Illustration of Radiocarbon dating

1947 Radiocarbon dating

The book of science

Tom Sharp

Willard Frank Libby physics Illustration of Radiocarbon dating

Radiocarbon dating

The half-life of carbon-14 is about 5,730 years. All living things gather carbon-14 in known proportion to carbon-12; therefore, Willard Libby proposed that the proportion of carbons left in archeological artifacts can determine their ages. He used this idea to date wood from the tombs of two Egyptian kings, Zoser and Sneferu, finding these to be older than scholars had thought by nearly two thousand years.

Calibration

The proportion of carbon-14 has varied over time because of climate change, glaciation, volcanic activity, variations in earth’s magnetic field, human activities, and other factors, so it was necessary to correlate the results of radiocarbon dating with the dates of artifacts that could be independently established.

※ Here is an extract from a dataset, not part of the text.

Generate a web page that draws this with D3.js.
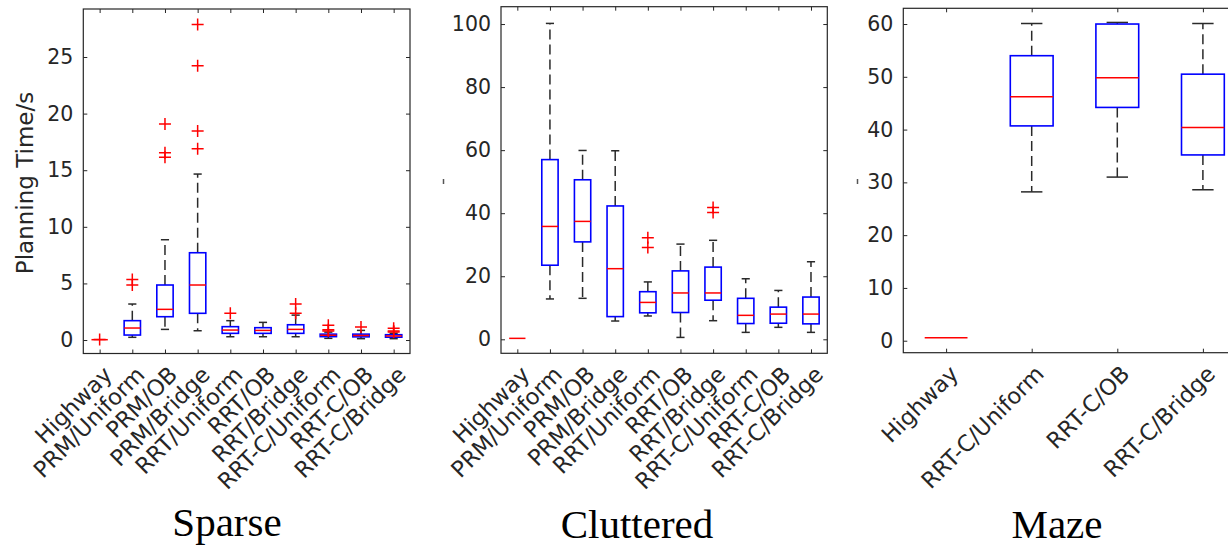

Overlapping tree rings can be independently dated by counting the rings so this became the calibration standard for the first eleven thousand years before the present, and this range was extended using deep ocean sediment cores, lake sediment varves, coral samples, and speleothems.

Dating Ötzi

Ötzi the Iceman, Europe’s oldest natural human mummy, is known to have lived about 3,300 BCE according to radiocarbon dating. He died of an arrow to his shoulder and a blow to his head, fell into a glacier, was discovered when it melted. Today his body is grotesquely on view at South Tyrol Museum of Archaeology.

Radiocarbon dating has established that the Haraldskær woman, found in a peat bog in Jutland, Denmark, died around 490 B.C. The Kennewick man, found on a bank of the Columbia River, died before 7,300 B.C. The Eve of Naharon, found in an underwater cave near Tulum, Mexico, died about 11,600 B.C. This is not the kind of immortality that I hope to achieve.